GIVEN PROBLEM
Only the lines from the one containing "Recreate this image" through the one containing "solid_capstyle='butt', dash_capstyle='butt', zorder=3)" should be output, both ends included and exactly as they appear, minus any pictures.

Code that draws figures
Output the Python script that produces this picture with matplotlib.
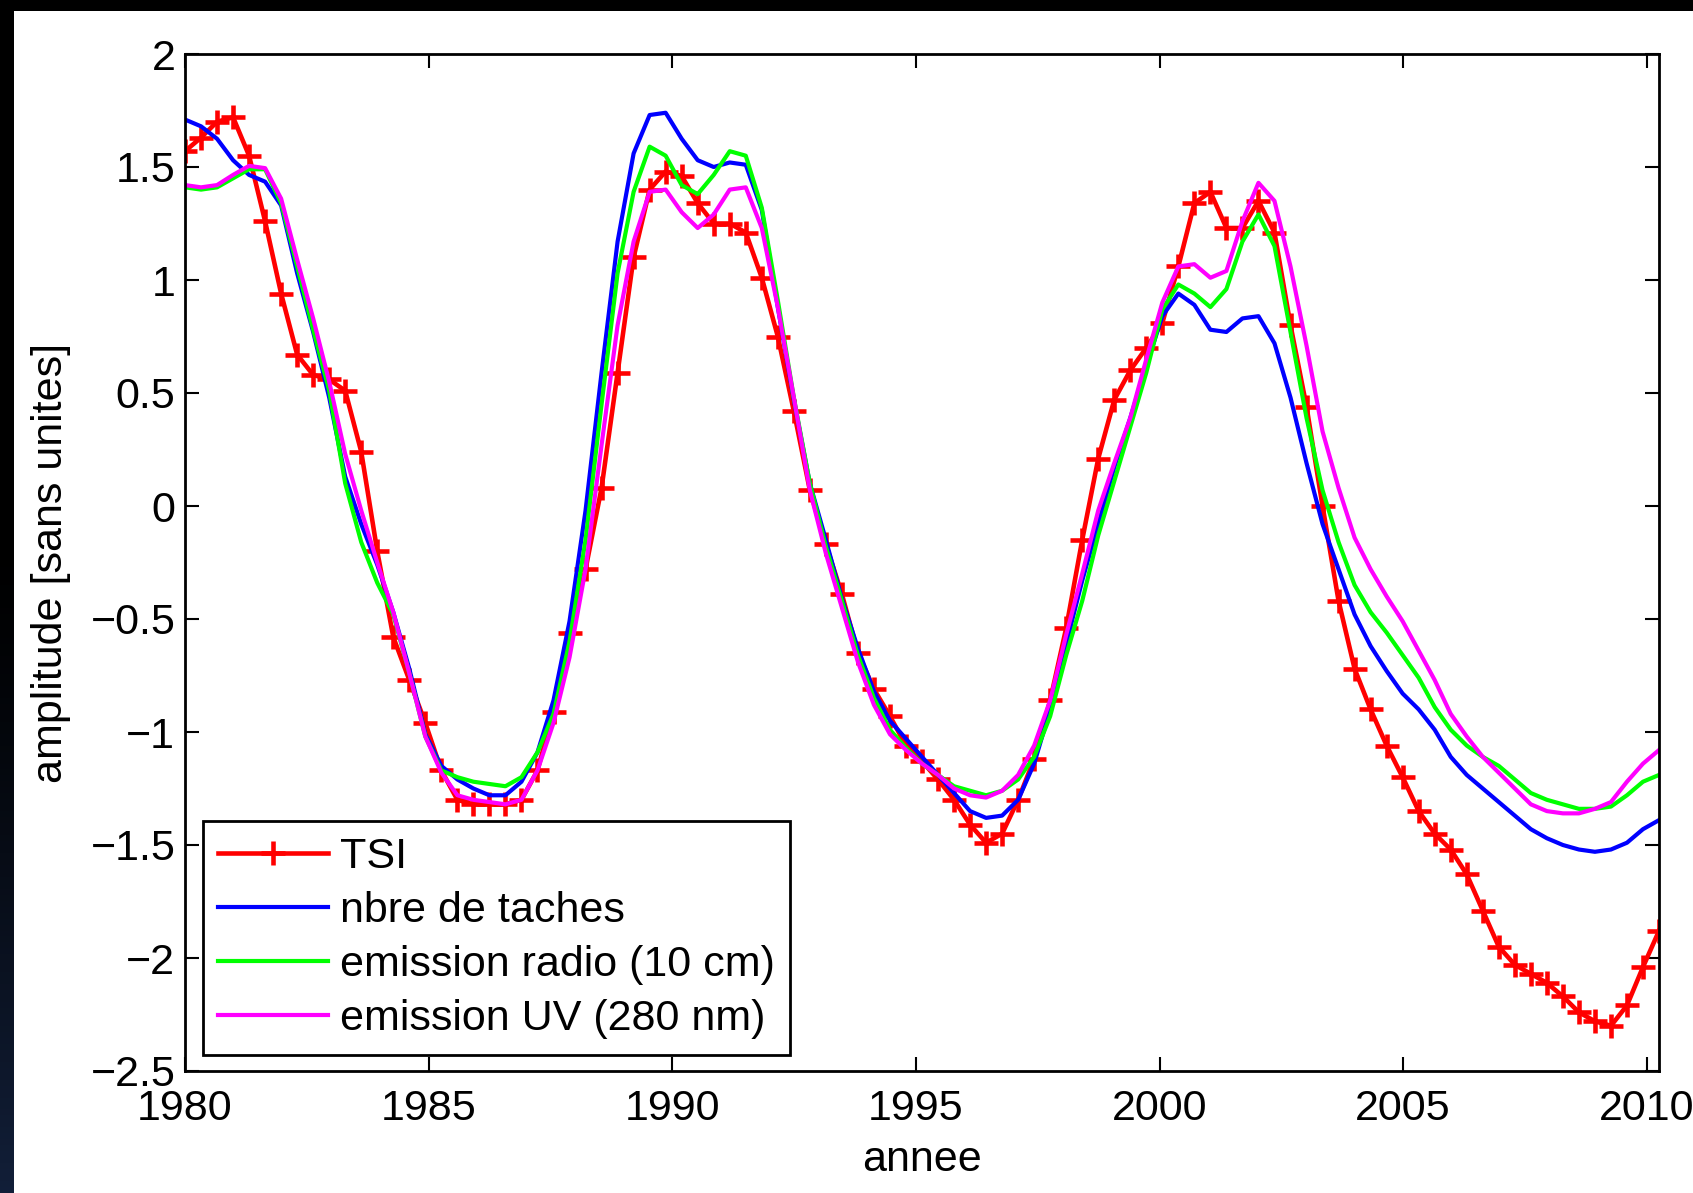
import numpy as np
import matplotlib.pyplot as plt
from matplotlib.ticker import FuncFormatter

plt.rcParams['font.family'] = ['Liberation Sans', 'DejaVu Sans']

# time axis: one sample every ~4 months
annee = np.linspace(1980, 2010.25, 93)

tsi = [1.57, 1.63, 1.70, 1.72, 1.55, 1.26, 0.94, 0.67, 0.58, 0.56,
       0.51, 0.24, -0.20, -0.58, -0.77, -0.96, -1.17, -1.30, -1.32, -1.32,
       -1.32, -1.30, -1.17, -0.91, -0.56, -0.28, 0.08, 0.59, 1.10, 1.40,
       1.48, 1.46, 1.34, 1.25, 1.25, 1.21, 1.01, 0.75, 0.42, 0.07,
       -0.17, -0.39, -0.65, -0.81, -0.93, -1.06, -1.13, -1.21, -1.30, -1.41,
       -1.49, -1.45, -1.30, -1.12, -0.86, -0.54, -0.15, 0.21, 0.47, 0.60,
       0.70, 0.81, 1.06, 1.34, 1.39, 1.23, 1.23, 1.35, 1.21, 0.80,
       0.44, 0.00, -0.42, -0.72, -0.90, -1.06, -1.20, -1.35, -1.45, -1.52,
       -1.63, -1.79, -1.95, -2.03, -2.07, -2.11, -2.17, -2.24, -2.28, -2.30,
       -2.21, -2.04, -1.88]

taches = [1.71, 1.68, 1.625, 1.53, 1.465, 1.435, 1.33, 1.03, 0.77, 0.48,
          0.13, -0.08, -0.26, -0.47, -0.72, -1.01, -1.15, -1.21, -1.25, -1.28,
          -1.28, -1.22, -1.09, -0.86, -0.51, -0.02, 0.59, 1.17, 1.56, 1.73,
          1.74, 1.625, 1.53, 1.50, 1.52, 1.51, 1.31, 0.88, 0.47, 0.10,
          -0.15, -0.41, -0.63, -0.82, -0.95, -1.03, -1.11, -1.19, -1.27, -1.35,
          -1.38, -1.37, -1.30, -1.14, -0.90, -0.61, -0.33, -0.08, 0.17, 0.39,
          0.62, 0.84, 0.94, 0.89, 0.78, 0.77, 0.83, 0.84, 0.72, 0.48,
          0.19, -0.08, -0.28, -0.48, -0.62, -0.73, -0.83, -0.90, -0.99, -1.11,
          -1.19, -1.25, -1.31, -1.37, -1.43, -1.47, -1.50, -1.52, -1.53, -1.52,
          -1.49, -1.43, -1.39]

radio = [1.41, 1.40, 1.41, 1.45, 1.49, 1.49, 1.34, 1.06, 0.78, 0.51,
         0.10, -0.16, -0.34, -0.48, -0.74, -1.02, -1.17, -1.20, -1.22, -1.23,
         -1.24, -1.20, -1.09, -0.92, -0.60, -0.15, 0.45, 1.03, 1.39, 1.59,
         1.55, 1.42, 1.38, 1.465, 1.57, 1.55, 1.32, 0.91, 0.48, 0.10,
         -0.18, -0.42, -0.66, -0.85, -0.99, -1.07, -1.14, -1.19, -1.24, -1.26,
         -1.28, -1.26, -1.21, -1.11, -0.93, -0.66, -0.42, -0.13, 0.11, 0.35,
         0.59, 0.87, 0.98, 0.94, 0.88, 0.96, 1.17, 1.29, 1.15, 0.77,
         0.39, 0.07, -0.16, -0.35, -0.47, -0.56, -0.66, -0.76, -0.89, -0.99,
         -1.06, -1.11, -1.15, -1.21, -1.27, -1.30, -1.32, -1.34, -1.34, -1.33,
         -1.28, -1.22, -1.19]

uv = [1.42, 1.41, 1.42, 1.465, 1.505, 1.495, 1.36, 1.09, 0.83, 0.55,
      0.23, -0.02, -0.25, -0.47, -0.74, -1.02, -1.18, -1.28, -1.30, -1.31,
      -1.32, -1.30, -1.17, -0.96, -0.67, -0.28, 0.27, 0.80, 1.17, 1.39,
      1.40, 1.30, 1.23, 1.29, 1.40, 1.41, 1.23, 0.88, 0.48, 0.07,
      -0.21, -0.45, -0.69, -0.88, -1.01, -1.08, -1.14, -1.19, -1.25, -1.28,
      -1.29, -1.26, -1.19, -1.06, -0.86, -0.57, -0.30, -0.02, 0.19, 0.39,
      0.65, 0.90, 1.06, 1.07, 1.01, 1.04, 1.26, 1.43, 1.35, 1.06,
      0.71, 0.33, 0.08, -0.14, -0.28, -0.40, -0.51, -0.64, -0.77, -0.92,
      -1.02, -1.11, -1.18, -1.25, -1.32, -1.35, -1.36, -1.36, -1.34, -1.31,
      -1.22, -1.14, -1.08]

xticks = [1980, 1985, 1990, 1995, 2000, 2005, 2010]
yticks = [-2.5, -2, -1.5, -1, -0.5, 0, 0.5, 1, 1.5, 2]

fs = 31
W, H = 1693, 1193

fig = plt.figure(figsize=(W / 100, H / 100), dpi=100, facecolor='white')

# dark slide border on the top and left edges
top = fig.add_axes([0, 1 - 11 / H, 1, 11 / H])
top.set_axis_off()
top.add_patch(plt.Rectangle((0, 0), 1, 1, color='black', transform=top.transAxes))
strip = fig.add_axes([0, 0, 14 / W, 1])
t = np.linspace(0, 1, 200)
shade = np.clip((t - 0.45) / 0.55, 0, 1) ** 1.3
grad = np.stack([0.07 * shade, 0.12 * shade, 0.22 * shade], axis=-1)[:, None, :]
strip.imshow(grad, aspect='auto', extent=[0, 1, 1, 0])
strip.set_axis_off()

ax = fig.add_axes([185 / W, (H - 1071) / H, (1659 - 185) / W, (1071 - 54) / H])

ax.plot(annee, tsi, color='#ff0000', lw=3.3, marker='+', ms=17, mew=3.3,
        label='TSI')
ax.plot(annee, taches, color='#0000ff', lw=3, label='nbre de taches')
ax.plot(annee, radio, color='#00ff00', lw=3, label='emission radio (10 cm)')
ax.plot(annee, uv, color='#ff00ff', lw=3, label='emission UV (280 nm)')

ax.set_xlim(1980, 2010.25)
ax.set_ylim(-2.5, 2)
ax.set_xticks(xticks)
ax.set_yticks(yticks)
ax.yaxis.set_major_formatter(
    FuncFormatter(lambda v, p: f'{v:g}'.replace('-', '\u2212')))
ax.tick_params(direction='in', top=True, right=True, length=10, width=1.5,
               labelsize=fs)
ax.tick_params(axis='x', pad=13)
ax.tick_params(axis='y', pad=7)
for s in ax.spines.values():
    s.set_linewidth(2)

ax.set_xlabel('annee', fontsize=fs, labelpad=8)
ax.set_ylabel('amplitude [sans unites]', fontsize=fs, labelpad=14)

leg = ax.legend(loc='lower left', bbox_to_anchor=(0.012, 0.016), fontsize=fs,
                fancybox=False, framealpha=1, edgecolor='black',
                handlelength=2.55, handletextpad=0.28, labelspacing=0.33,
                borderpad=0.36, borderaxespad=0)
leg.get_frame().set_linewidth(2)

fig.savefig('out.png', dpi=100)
==
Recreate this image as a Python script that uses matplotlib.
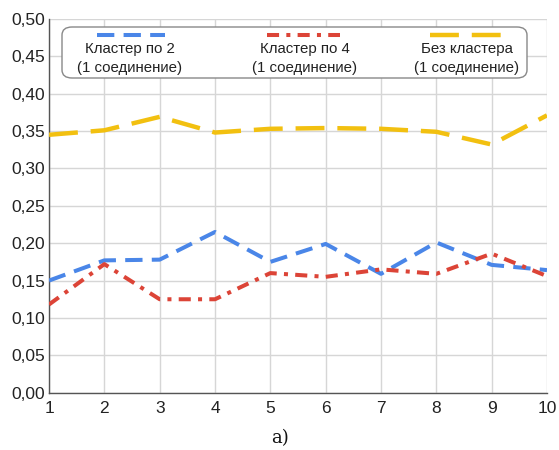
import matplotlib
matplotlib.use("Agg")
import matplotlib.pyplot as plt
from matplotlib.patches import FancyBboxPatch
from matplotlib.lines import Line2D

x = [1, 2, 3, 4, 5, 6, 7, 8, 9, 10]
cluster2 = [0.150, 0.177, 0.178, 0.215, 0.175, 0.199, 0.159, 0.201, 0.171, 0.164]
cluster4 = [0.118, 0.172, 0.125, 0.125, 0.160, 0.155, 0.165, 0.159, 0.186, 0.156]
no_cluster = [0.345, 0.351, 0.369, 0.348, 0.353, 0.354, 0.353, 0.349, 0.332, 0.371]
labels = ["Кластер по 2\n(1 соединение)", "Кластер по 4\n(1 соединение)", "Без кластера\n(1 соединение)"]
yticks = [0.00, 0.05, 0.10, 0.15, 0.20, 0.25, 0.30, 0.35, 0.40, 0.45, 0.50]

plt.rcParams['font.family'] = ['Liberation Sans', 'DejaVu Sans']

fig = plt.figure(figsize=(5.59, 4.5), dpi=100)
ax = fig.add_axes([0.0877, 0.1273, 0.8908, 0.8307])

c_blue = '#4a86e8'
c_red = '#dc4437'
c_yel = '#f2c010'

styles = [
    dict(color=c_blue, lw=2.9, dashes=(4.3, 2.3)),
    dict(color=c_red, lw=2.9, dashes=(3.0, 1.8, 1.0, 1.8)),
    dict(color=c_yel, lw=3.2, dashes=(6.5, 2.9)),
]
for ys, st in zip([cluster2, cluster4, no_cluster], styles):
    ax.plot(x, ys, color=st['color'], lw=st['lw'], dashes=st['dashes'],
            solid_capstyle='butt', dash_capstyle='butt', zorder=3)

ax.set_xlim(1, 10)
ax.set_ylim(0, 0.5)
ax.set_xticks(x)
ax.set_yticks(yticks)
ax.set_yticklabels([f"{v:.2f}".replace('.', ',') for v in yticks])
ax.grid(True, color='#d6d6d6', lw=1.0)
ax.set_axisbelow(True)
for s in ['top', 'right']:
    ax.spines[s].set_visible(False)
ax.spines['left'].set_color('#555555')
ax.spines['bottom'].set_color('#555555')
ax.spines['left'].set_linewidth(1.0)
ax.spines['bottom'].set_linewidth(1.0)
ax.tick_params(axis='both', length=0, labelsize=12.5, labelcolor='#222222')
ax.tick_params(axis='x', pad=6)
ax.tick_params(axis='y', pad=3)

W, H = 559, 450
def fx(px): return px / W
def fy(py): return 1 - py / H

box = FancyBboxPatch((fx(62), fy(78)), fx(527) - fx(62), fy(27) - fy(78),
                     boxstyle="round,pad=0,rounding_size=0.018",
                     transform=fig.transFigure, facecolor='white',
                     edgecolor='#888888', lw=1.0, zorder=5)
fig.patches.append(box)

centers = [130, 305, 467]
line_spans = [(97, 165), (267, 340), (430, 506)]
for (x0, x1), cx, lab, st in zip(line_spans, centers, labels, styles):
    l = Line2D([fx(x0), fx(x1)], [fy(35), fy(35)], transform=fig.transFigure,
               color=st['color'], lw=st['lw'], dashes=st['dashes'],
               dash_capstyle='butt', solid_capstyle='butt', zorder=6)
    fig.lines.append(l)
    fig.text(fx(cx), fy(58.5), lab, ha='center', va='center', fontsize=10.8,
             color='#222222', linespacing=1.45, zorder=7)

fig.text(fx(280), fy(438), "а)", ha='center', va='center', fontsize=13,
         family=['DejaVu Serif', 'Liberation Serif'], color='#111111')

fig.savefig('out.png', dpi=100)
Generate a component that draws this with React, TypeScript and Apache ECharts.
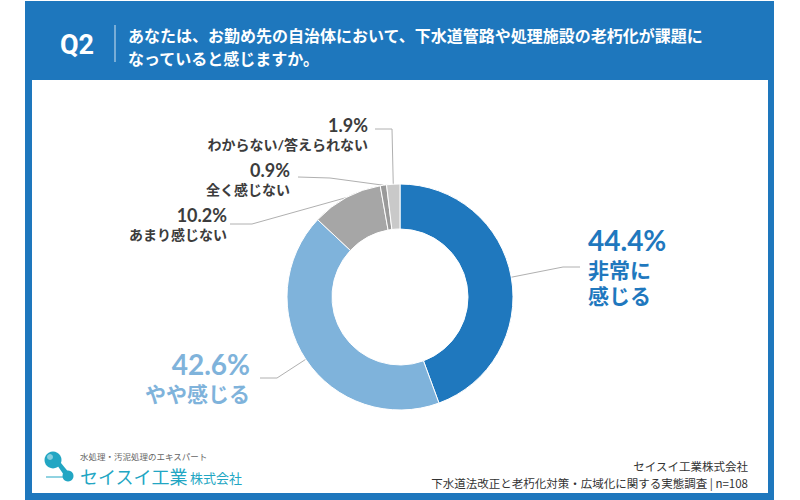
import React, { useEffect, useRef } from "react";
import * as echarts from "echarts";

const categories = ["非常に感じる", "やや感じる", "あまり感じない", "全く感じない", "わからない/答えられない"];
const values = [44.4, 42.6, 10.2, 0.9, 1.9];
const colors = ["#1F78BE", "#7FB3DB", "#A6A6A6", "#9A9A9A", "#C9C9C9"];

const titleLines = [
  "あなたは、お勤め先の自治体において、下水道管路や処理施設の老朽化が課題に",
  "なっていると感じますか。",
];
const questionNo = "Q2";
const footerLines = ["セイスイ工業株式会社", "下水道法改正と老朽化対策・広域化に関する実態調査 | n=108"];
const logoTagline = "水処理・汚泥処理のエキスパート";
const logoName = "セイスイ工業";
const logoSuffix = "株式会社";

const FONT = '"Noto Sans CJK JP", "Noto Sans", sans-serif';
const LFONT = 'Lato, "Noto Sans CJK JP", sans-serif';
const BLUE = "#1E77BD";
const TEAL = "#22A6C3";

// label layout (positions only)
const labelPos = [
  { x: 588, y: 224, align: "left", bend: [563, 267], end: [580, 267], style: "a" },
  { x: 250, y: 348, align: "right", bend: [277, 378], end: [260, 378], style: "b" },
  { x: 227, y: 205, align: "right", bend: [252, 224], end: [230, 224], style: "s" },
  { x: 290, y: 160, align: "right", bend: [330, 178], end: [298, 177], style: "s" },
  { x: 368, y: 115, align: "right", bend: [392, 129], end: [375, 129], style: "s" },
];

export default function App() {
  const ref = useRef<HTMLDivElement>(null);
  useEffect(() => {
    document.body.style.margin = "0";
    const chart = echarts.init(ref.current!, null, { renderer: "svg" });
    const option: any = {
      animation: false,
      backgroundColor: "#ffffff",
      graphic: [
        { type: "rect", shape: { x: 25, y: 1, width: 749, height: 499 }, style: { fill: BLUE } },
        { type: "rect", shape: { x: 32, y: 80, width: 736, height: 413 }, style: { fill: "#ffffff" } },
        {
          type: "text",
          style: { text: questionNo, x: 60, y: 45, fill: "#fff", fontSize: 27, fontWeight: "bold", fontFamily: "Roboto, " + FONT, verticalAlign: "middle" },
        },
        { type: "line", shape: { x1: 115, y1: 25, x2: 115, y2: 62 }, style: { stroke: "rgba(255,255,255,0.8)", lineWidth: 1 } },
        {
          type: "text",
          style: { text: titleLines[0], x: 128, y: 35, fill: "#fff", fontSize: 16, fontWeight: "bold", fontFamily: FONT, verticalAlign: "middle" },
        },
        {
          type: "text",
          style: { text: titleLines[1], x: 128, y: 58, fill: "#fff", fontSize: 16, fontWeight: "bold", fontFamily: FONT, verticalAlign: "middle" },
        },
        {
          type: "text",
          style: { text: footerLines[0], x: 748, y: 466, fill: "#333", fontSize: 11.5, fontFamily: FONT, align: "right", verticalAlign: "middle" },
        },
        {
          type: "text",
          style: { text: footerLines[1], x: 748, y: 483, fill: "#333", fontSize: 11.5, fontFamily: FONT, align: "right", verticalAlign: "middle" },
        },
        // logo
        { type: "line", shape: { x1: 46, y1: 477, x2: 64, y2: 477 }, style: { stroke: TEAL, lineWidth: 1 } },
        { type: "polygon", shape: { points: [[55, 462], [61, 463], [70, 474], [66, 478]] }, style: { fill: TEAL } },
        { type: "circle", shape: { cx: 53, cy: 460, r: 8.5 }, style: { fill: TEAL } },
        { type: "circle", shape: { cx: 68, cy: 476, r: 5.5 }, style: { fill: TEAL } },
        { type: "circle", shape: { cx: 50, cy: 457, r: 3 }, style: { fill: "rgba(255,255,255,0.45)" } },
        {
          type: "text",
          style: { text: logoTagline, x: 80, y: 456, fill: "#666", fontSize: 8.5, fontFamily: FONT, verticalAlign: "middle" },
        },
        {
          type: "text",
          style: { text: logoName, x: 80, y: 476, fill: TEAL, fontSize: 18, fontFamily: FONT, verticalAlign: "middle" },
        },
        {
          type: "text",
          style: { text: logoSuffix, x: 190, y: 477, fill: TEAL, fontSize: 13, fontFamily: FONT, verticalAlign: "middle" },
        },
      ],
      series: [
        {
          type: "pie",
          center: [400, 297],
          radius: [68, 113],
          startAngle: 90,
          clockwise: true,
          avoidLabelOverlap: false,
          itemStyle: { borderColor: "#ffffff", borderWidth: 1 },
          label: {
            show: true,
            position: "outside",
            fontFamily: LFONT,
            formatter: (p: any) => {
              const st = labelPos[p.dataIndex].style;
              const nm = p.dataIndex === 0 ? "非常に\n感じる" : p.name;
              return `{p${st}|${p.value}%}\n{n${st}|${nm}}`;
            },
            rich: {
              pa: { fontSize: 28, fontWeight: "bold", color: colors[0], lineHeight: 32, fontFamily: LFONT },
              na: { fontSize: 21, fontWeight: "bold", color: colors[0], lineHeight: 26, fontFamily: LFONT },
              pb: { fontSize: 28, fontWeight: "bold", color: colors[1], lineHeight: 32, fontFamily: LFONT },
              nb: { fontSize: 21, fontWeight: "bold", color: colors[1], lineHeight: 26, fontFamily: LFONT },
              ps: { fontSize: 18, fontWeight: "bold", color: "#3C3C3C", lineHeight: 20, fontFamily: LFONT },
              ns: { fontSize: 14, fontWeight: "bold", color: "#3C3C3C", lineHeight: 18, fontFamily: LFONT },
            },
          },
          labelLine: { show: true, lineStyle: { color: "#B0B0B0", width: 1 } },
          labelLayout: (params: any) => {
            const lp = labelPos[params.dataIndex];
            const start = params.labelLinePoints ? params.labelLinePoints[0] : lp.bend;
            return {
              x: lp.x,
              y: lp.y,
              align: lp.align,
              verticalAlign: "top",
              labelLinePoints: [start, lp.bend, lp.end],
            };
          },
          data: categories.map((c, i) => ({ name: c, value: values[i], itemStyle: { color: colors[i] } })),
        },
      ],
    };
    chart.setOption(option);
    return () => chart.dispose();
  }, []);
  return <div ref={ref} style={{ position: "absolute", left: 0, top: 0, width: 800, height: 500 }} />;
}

ANSWER TO THE EXERCISE
Recreate this image as a Python script that uses matplotlib.
import matplotlib
matplotlib.use("Agg")
import matplotlib.pyplot as plt
from matplotlib.patches import FancyBboxPatch
from matplotlib.lines import Line2D

x = [1, 2, 3, 4, 5, 6, 7, 8, 9, 10]
cluster2 = [0.150, 0.177, 0.178, 0.215, 0.175, 0.199, 0.159, 0.201, 0.171, 0.164]
cluster4 = [0.118, 0.172, 0.125, 0.125, 0.160, 0.155, 0.165, 0.159, 0.186, 0.156]
no_cluster = [0.345, 0.351, 0.369, 0.348, 0.353, 0.354, 0.353, 0.349, 0.332, 0.371]
labels = ["Кластер по 2\n(1 соединение)", "Кластер по 4\n(1 соединение)", "Без кластера\n(1 соединение)"]
yticks = [0.00, 0.05, 0.10, 0.15, 0.20, 0.25, 0.30, 0.35, 0.40, 0.45, 0.50]

plt.rcParams['font.family'] = ['Liberation Sans', 'DejaVu Sans']

fig = plt.figure(figsize=(5.59, 4.5), dpi=100)
ax = fig.add_axes([0.0877, 0.1273, 0.8908, 0.8307])

c_blue = '#4a86e8'
c_red = '#dc4437'
c_yel = '#f2c010'

styles = [
    dict(color=c_blue, lw=2.9, dashes=(4.3, 2.3)),
    dict(color=c_red, lw=2.9, dashes=(3.0, 1.8, 1.0, 1.8)),
    dict(color=c_yel, lw=3.2, dashes=(6.5, 2.9)),
]
for ys, st in zip([cluster2, cluster4, no_cluster], styles):
    ax.plot(x, ys, color=st['color'], lw=st['lw'], dashes=st['dashes'],
            solid_capstyle='butt', dash_capstyle='butt', zorder=3)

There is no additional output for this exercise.